▶ [Stated problem]: Your task is to gather the lines below that hold the string "this".
Start of Listed records
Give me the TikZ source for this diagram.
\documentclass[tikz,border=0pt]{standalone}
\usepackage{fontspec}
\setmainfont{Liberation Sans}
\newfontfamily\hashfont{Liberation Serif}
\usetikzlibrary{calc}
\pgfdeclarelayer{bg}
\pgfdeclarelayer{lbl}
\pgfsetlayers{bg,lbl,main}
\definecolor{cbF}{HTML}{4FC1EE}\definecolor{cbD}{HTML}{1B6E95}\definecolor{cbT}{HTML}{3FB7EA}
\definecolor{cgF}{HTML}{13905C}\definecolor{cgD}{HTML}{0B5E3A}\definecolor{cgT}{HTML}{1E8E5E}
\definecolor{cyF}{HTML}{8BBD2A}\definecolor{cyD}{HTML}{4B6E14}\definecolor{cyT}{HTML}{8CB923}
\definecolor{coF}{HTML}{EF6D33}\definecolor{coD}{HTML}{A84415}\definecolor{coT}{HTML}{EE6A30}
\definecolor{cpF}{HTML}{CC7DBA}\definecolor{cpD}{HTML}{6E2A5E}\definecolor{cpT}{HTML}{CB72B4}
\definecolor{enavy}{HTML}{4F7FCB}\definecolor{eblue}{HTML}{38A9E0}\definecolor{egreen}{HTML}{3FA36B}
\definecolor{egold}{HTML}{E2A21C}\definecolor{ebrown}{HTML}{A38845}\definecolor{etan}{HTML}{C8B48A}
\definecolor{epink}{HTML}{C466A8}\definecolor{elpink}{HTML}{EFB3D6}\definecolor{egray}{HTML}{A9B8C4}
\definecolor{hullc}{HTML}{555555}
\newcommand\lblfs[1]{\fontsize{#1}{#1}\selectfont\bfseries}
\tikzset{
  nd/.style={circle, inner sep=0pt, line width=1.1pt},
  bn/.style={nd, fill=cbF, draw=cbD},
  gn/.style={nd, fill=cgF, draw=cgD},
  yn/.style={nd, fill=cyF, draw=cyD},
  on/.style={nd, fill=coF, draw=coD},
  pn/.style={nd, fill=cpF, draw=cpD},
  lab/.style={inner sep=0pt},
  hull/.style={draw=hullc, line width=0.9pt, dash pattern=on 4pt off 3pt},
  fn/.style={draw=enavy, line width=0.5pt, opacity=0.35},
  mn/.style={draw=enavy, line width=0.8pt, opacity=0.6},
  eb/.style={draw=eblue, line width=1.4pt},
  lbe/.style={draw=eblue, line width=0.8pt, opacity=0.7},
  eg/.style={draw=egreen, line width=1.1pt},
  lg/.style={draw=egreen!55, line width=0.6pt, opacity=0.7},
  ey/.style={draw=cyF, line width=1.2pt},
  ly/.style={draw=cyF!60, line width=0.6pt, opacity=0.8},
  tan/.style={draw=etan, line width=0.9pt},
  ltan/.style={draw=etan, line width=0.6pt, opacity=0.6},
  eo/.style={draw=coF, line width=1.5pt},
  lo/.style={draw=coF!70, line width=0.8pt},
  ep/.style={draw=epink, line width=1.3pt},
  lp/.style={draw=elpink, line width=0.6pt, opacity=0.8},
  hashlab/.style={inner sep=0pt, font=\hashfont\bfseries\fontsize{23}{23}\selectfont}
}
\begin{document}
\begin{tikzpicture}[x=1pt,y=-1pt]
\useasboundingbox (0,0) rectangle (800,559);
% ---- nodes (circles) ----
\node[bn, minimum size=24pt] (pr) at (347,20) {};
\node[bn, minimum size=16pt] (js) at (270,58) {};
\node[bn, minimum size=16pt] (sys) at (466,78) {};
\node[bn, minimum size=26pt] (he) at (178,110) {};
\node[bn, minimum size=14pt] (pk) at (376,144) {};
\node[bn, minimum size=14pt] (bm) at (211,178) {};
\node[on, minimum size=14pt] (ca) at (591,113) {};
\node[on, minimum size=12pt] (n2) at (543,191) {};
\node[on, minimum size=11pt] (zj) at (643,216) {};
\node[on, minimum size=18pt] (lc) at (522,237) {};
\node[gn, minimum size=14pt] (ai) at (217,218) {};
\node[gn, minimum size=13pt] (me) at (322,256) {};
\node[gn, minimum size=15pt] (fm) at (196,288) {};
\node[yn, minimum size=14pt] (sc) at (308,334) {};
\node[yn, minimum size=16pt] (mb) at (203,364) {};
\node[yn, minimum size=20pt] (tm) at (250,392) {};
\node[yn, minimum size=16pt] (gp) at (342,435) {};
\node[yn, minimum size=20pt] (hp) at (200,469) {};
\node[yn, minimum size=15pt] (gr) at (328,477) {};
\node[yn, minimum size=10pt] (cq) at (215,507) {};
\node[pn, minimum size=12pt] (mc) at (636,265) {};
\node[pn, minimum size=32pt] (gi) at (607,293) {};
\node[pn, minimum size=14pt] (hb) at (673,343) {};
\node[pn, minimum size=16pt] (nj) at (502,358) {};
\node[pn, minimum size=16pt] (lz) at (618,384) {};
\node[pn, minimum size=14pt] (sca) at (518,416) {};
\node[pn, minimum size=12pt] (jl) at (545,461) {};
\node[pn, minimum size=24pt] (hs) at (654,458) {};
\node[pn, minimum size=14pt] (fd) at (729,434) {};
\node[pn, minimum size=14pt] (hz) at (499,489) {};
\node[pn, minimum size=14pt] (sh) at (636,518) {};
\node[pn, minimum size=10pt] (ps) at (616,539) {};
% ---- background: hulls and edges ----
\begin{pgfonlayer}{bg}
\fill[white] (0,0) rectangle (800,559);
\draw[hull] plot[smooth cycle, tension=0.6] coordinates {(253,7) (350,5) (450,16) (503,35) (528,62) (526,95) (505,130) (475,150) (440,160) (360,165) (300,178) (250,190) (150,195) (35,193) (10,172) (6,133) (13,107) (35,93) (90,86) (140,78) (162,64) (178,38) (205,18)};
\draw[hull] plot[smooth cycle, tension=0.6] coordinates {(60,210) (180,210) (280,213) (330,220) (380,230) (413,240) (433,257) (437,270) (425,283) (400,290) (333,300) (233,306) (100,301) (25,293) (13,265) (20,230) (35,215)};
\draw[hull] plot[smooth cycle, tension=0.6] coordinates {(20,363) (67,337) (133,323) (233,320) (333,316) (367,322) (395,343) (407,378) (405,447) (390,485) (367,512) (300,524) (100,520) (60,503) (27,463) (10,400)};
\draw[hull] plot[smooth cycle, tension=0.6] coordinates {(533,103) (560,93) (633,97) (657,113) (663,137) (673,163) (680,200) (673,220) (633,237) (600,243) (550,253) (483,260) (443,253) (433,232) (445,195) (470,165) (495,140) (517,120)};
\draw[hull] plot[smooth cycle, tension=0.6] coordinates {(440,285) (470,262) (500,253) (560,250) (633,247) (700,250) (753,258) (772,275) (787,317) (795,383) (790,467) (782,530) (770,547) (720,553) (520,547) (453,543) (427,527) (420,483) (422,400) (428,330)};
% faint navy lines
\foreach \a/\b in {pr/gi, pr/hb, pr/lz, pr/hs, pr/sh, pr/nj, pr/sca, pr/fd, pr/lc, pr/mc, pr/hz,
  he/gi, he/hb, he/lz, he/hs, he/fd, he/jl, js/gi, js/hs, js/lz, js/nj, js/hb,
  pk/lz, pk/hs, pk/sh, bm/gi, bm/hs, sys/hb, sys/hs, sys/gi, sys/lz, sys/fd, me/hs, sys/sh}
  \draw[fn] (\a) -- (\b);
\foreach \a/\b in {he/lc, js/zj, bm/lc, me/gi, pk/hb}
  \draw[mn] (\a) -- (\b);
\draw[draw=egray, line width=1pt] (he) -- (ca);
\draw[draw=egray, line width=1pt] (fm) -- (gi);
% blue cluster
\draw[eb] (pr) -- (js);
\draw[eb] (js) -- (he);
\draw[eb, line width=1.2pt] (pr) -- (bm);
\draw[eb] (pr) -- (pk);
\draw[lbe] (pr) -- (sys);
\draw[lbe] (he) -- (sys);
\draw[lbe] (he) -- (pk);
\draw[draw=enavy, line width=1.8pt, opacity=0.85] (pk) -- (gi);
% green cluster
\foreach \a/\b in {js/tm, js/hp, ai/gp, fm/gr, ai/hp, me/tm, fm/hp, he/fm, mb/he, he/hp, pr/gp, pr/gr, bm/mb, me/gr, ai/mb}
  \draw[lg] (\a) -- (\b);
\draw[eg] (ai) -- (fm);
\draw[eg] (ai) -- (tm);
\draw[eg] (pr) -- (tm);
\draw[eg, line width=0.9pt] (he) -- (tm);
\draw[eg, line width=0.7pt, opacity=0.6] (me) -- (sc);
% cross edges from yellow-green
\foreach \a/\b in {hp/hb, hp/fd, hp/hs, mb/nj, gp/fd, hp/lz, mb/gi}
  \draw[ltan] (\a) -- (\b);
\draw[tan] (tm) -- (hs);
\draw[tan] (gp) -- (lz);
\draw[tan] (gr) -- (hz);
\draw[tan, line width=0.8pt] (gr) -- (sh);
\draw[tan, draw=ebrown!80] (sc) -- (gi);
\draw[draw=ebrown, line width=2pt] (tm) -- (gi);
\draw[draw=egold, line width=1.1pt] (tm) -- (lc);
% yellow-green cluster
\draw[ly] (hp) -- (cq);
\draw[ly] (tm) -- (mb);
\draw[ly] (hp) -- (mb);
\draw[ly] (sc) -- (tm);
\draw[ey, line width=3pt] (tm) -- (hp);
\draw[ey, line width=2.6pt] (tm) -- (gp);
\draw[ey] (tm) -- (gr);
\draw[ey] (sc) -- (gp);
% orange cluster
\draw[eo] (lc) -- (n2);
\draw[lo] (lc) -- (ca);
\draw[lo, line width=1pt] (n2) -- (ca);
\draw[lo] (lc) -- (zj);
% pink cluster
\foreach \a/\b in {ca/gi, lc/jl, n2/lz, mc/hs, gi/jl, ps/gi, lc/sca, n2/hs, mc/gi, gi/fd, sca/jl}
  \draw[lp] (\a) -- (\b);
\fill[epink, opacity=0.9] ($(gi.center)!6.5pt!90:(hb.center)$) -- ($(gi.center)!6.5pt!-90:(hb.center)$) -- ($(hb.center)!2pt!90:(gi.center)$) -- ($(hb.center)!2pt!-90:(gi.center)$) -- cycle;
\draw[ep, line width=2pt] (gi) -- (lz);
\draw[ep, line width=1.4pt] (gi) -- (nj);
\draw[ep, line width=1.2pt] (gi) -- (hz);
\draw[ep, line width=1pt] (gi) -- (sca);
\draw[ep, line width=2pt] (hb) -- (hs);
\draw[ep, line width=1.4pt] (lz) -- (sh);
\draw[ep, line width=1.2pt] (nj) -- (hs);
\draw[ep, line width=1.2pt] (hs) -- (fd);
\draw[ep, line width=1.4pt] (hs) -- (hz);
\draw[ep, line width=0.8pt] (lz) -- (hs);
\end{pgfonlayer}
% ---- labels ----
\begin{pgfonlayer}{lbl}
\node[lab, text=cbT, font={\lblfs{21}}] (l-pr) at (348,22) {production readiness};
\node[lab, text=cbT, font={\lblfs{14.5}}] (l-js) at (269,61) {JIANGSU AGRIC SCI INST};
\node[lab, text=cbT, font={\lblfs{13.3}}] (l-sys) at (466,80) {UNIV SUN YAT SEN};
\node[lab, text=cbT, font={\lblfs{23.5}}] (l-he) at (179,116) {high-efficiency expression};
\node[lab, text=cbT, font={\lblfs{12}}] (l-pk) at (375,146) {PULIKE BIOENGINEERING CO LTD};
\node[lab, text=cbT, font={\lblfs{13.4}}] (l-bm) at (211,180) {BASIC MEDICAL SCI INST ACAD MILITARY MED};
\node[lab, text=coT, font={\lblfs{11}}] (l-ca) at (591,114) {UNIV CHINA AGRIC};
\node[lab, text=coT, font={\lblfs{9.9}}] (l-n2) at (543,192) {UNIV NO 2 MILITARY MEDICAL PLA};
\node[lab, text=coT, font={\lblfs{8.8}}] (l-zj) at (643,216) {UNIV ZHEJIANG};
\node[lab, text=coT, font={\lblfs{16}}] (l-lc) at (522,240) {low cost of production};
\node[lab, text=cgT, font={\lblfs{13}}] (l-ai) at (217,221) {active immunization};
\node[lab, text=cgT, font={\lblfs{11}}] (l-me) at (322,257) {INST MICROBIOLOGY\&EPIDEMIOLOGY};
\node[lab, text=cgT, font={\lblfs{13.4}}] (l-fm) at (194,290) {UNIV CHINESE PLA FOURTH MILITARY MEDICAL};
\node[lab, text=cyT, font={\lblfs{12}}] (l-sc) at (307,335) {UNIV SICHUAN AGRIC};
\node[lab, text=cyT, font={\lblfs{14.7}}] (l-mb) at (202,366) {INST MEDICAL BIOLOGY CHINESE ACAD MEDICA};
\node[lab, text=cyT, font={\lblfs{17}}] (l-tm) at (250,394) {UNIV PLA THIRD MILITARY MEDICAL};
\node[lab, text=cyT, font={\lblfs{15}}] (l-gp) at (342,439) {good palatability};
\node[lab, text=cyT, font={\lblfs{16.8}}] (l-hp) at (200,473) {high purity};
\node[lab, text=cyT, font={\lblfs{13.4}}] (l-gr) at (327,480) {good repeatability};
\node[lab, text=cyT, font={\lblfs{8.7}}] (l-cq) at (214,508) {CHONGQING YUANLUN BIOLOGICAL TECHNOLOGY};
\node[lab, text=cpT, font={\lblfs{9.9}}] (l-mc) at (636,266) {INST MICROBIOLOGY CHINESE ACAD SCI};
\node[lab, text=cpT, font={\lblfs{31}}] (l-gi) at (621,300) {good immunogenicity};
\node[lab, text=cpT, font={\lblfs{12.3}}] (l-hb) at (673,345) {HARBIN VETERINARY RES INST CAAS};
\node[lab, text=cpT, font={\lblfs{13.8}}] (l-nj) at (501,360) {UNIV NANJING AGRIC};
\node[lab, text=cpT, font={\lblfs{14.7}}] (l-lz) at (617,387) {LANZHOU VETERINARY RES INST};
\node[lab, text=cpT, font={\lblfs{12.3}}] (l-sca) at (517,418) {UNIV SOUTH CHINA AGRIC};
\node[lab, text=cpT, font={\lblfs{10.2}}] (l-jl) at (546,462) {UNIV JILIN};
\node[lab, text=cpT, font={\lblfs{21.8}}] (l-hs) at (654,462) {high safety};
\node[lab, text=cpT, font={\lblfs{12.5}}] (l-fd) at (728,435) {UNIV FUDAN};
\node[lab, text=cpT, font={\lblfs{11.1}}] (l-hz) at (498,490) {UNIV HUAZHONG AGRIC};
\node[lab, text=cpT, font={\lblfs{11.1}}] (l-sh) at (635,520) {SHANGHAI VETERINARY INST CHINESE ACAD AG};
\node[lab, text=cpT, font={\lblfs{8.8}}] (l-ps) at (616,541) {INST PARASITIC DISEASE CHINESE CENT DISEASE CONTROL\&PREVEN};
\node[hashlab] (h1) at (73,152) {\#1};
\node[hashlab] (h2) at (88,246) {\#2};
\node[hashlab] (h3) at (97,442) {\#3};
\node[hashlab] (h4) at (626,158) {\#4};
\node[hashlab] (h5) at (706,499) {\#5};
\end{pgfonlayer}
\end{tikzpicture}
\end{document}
End of Listed records
Start of Listed records
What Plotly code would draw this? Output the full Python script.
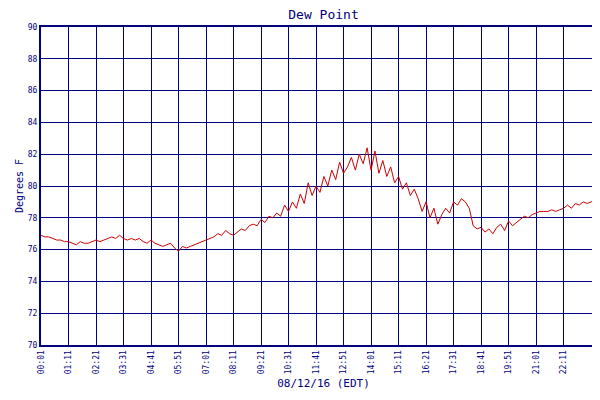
End of Listed records
▶ [Result of the task]:
Give me the TikZ source for this diagram.
What Plotly code would draw this? Output the full Python script.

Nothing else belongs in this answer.